With her own special twist on the idea of “eye candy,” Charlotte Kruk uses recognizable consumer packaging—such as gum and candy wrappers, sugar and coffee bags, and food tins—to create garments and sculptures that reflect our material culture. Visually compelling and conceptually provocative, Kruk’s work questions the relationship between dress, power, gender, and consumerism with both humor and serious intent.


Texas

FEB 20–AUG 02 2015

Concentrations 58: Chosil Kil

Dallas Museum of Art

In her first U.S. museum solo show, London-based artist Chosil Kil continues her exploration of the liminal space between interior and exterior; material and immaterial; object and performance.

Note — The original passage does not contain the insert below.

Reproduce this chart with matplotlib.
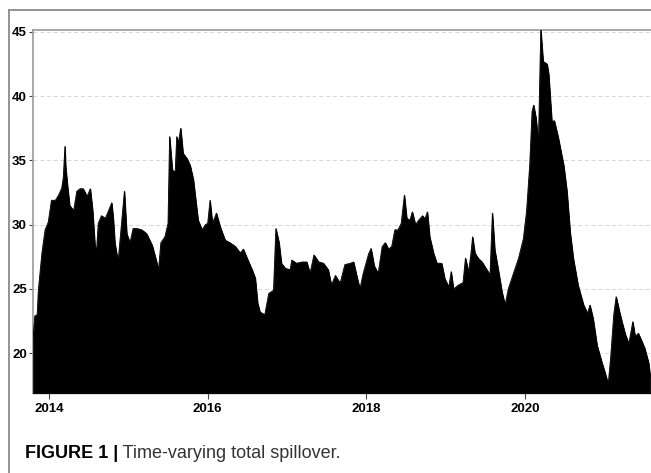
import matplotlib.pyplot as plt
from matplotlib.lines import Line2D

# decimal years and total spillover index
years = [
    2013.80, 2013.82, 2013.85, 2013.865, 2013.91, 2013.95, 2013.99, 2014.03,
    2014.08, 2014.12, 2014.16, 2014.18, 2014.20, 2014.21, 2014.23, 2014.26,
    2014.31, 2014.35, 2014.39, 2014.43, 2014.48, 2014.52, 2014.55, 2014.58,
    2014.60, 2014.62, 2014.66, 2014.71, 2014.75, 2014.79, 2014.81, 2014.83,
    2014.87, 2014.92, 2014.95, 2014.98, 2015.02, 2015.06, 2015.11, 2015.17,
    2015.23, 2015.30, 2015.34, 2015.38, 2015.41, 2015.46, 2015.50, 2015.52,
    2015.555, 2015.59, 2015.61, 2015.63, 2015.66, 2015.69, 2015.74, 2015.78,
    2015.82, 2015.85, 2015.88, 2015.93, 2015.97, 2016.00, 2016.03, 2016.06,
    2016.11, 2016.16, 2016.22, 2016.28, 2016.35, 2016.41, 2016.45, 2016.49,
    2016.56, 2016.60, 2016.63, 2016.66, 2016.72, 2016.77, 2016.83, 2016.86,
    2016.90, 2016.93, 2016.98, 2017.04, 2017.06, 2017.12, 2017.19, 2017.25,
    2017.29, 2017.34, 2017.40, 2017.46, 2017.52, 2017.56, 2017.61, 2017.67,
    2017.73, 2017.80, 2017.84, 2017.88, 2017.92, 2017.96, 2018.03, 2018.06,
    2018.10, 2018.15, 2018.20, 2018.24, 2018.28, 2018.32, 2018.36, 2018.40,
    2018.44, 2018.48, 2018.51, 2018.55, 2018.58, 2018.62, 2018.66, 2018.71,
    2018.74, 2018.77, 2018.80, 2018.85, 2018.89, 2018.95, 2018.99, 2019.04,
    2019.07, 2019.10, 2019.16, 2019.22, 2019.25, 2019.29, 2019.32, 2019.34,
    2019.37, 2019.41, 2019.46, 2019.50, 2019.54, 2019.56, 2019.59, 2019.62,
    2019.67, 2019.71, 2019.75, 2019.79, 2019.86, 2019.92, 2019.98, 2020.02,
    2020.06, 2020.09, 2020.11, 2020.14, 2020.17, 2020.20, 2020.23, 2020.28,
    2020.30, 2020.34, 2020.37, 2020.42, 2020.49, 2020.53, 2020.57, 2020.61,
    2020.67, 2020.74, 2020.79, 2020.82, 2020.86, 2020.91, 2020.97, 2021.01,
    2021.05, 2021.08, 2021.12, 2021.15, 2021.19, 2021.23, 2021.27, 2021.31,
    2021.36, 2021.39, 2021.43, 2021.47, 2021.51, 2021.56, 2021.58,
]
spillover = [
    21.3, 22.9, 23.0, 24.9, 27.8, 29.6, 30.2, 31.9,
    31.9, 32.3, 32.85, 33.7, 36.1, 34.5, 33.2, 31.5,
    31.1, 32.6, 32.8, 32.8, 32.2, 32.8, 31.1, 28.3,
    28.1, 30.1, 30.7, 30.5, 31.1, 31.7, 30.5, 28.6,
    27.1, 30.5, 32.6, 29.3, 28.6, 29.7, 29.7, 29.6,
    29.3, 28.4, 27.5, 26.5, 28.6, 29.05, 30.1, 36.85,
    34.25, 34.1, 36.85, 36.35, 37.5, 35.55, 35.15, 34.6,
    33.5, 31.9, 30.35, 29.6, 30.0, 30.1, 31.9, 30.1,
    30.9, 29.8, 28.8, 28.6, 28.3, 27.8, 28.1, 27.5,
    26.5, 25.85, 23.9, 23.2, 23.0, 24.65, 24.9, 29.7,
    28.6, 27.0, 26.6, 26.5, 27.25, 27.0, 27.1, 27.1,
    26.2, 27.65, 27.1, 27.0, 26.5, 25.3, 26.05, 25.45,
    26.9, 27.0, 27.1, 26.0, 25.0, 26.2, 27.75, 28.15,
    26.8, 26.2, 28.3, 28.6, 28.1, 28.3, 29.6, 29.6,
    30.1, 32.3, 30.5, 30.35, 31.0, 30.0, 30.35, 30.7,
    30.45, 31.0, 29.05, 27.75, 27.0, 27.0, 25.8, 25.15,
    26.35, 25.0, 25.3, 25.5, 27.4, 26.3, 27.8, 29.05,
    27.8, 27.4, 27.1, 26.7, 26.3, 26.1, 30.9, 28.05,
    26.3, 24.8, 23.75, 25.0, 26.3, 27.4, 28.9, 31.0,
    34.6, 38.8, 39.3, 38.3, 36.3, 45.2, 42.7, 42.5,
    41.7, 38.0, 38.1, 36.8, 34.6, 32.6, 29.45, 27.4,
    25.3, 23.75, 23.1, 23.75, 22.7, 20.6, 19.3, 18.5,
    17.6, 19.6, 23.0, 24.4, 23.3, 22.3, 21.4, 20.75,
    22.45, 21.3, 21.55, 21.0, 20.4, 19.25, 18.2,
]

year_ticks = [2014, 2016, 2018, 2020]
value_ticks = [20, 25, 30, 35, 40, 45]

plt.rcParams['font.family'] = ['Liberation Sans', 'DejaVu Sans']

fig = plt.figure(figsize=(6.51, 4.73), dpi=100)
ax = fig.add_axes([0.0507, 0.169, 0.9493, 0.7676])

ymin = 16.9
ax.fill_between(years, spillover, ymin, color='black', linewidth=0.6, zorder=3)
ax.plot(years, spillover, color='black', linewidth=0.6, zorder=3)

ax.set_xlim(2013.798, 2021.59)
ax.set_ylim(ymin, 45.15)
ax.set_xticks(year_ticks)
ax.set_xticklabels([str(y) for y in year_ticks])
ax.set_yticks(value_ticks)

ax.grid(axis='y', color='#d8d8d0', linestyle=(0, (4, 3)), linewidth=0.7, zorder=0)
ax.tick_params(axis='both', labelsize=9.5, width=0.8, color='#444444', pad=2)
ax.tick_params(axis='y', length=3, pad=1.5)
ax.tick_params(axis='x', length=4, pad=3.5)
for lab in ax.get_xticklabels() + ax.get_yticklabels():
    lab.set_fontweight('bold')

ax.spines['top'].set_color('#9a9a9a')
ax.spines['top'].set_linewidth(1.2)
ax.spines['left'].set_color('#9a9a9a')
ax.spines['left'].set_linewidth(1.2)
ax.spines['bottom'].set_color('#555555')
ax.spines['bottom'].set_linewidth(1.0)
ax.spines['right'].set_visible(False)

# page frame around figure (left and top)
fig.add_artist(Line2D([0.0138, 0.0138], [0.0, 0.979], color='#8a8a8a', linewidth=1.3))
fig.add_artist(Line2D([0.0138, 1.0], [0.979, 0.979], color='#8a8a8a', linewidth=1.3))

t1 = fig.text(0.038, 0.032, 'FIGURE 1 |', fontsize=13, fontweight='bold',
              color='black', va='baseline')
ax.annotate(' Time-varying total spillover.', xy=(1, 0), xycoords=t1,
            fontsize=13, color='#333333', va='bottom', annotation_clip=False)

plt.savefig('out.png', dpi=100)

These binaries are considered through references to the artist’s own body, with works such as helium-filled balloons or canvases made of leather/lambskin purposefully hung at the artist’s height. These floating objects and wall works double as bodies in space that beckon to the viewer, insisting their presence be acknowledged.


International: Canada

FEB 19–MAY 10 2015

1950: Québec Through the Eyes of American Photojournalist Lida Moser

Musée national des beaux-arts du Québec

In 1950, American photojournalist Lida Moser does two stories for the famous American magazines Vogue and Look, crisscrossing the province from Montréal to Québec City, Charlevoix to the Gaspésie, the Côte du-Sud to Montérégie. Alternating between urban and rural landscapes, she captured the province’s inhabitants with tenderness and fascination alike. Made up of some 190 photographs, this exhibition is a splendid visual document of Québec culture and of the profound changes taking place during the post-war years.


Denmark

MAY 12 2014–JUN 04 2015

Paula Modersohn-Becker

Louisiana Museum of Modern Art

The first major exhibition in Scandinavia of the German painter Paula Modersohn-Becker (1876–1907) is comprised about 100 paintings and 40 drawings. An artist with the status of one of the radical innovators of German modernism, she is known as one of the first to introduce the modern French impulses into German painting, as well as for her new view of the female figure in particular.